Haben Sie denn Ihr Glück gefunden?

Früher war ich sehr, sehr unglücklich. Heute würde ich behaupten, dass ich glücklicher denn je bin. Aber es war ein langer Weg bis hierher.

Wann haben Sie Uschi Obermaier denn zum letzten Mal gesehen?

Gute Frage. Das ist schon ein paar Jahre her. Aber ich erinnere mich an einen Besuch bei einer gemeinsamen Freundin, die gerade mit Uschi telefonierte und mir den Hörer reichte. "Hallo Uschi", begrüßte ich sie durchs Telefon. Doch sie hat es nicht ertragen, meine Stimme zu hören, und schrie mich sofort an. Ich hatte Verständnis dafür. Uschi ist eine sehr sinnliche Frau, die es nicht schafft, aus ihrer sexuellen Programmierung auszusteigen. Deshalb muss sie offensichtlich jemanden wie mich hassen, der etwas ganz anderes probiert zu leben. Aber als sie von meiner Krebsdiagnose hörte, schickte sie mir zur Versöhnung eine E-Mail. Das ging für mich in Ordnung.

2020 haben Sie Ihre Erkrankung öffentlich gemacht. In jenem Jahr, als Corona uns überrollte und in Angst und Schrecken versetzte. Haben wir als Gesellschaft was gelernt?

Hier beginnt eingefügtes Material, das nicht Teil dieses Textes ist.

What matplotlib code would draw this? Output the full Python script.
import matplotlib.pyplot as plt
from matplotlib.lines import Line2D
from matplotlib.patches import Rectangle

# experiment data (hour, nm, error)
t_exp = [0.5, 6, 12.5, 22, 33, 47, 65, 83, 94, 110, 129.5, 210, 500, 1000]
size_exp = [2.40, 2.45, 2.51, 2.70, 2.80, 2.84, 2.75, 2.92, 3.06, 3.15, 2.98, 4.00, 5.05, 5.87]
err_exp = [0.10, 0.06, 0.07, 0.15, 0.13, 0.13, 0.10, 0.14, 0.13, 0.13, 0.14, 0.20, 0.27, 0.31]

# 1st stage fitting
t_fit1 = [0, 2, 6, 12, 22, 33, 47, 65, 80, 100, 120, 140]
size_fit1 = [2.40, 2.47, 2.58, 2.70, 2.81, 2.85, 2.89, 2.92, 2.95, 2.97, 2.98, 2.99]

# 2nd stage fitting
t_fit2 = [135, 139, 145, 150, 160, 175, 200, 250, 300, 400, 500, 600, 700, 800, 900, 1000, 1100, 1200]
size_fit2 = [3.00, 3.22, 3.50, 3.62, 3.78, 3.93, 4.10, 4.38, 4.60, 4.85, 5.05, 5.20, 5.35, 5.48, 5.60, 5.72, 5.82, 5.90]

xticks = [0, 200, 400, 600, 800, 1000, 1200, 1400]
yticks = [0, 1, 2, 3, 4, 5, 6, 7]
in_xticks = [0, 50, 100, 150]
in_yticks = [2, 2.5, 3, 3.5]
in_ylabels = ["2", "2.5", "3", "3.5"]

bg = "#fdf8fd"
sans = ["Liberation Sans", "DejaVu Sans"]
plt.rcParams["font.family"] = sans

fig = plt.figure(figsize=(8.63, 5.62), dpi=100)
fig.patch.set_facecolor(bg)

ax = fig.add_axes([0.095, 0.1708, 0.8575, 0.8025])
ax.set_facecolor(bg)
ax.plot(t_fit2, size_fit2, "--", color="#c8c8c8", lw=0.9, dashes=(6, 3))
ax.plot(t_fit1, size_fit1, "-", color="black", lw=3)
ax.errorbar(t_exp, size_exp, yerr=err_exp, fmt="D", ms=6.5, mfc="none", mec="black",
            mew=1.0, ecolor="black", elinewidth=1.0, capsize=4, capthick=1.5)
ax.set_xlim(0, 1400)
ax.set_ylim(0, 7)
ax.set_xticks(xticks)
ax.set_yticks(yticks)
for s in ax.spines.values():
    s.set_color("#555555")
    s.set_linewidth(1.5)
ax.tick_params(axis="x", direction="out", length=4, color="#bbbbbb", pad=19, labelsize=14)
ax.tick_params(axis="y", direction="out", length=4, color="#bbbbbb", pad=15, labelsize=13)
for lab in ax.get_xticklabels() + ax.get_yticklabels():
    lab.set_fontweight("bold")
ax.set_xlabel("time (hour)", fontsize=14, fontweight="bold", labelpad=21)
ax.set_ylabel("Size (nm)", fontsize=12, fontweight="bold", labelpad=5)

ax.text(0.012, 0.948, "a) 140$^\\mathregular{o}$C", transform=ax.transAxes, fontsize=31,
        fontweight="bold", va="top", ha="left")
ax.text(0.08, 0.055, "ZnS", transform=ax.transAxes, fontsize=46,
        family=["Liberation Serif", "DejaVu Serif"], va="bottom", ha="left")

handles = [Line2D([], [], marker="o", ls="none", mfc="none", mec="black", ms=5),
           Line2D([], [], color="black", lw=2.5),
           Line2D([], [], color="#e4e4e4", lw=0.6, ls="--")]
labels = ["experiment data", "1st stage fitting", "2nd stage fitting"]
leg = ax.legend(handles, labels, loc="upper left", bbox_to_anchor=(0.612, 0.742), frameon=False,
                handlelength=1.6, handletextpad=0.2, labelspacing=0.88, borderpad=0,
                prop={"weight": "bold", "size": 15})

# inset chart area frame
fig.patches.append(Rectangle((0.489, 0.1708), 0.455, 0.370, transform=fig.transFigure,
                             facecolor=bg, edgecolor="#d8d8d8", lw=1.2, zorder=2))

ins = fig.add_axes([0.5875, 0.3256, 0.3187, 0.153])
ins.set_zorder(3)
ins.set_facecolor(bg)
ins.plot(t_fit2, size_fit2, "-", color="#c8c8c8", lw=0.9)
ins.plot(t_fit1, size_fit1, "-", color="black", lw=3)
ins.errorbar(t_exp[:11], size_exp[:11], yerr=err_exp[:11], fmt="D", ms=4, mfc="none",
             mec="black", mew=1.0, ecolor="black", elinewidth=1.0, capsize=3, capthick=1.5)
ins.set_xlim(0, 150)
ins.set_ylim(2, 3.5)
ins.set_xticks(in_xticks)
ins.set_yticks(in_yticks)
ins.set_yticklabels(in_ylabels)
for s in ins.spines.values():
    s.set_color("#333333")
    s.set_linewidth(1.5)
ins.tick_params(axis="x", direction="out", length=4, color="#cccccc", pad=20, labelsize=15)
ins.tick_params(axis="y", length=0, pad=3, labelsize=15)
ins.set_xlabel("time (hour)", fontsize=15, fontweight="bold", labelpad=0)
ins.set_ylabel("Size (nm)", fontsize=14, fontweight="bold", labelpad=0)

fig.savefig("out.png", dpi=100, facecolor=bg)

Die Gesellschaft lernt dauernd weiter. Das ist ja alles noch da, nur nicht mehr so krass, dass sich die Leute verkriechen oder sich im Lockdown befinden. Ich sehe Corona als Chance, uns aus diesem trostlosen, materiellen Leben ein Stück weit rauszuziehen, hinein in ein geistiges, spirituelles. Das ist, glaube ich, die große Entwicklung, die wir erleben und der wir versuchen, auf die Spur zu kommen. Wir sind gierig, wir sind blöde und machen jeden kaputt, der in unsere Nähe kommt. Dabei sehen wir nicht, dass wir uns selbst zerstören. Wir brauchen eine schönere Lebensweise, müssen in ein schöneres "Menschsein" kommen. Eine "menschheitliche" Transformation, wenn Sie es so sehen wollen. Auf diesem Weg sind wir jetzt, ohne zu wissen, wer uns das antut und uns in diese Richtung schiebt. Corona wird nicht mehr weggehen, also werden wir damit leben lernen müssen. Wir werden uns entsprechend verändern, auch wenn sich unser Bewusstsein damit noch schwer tut.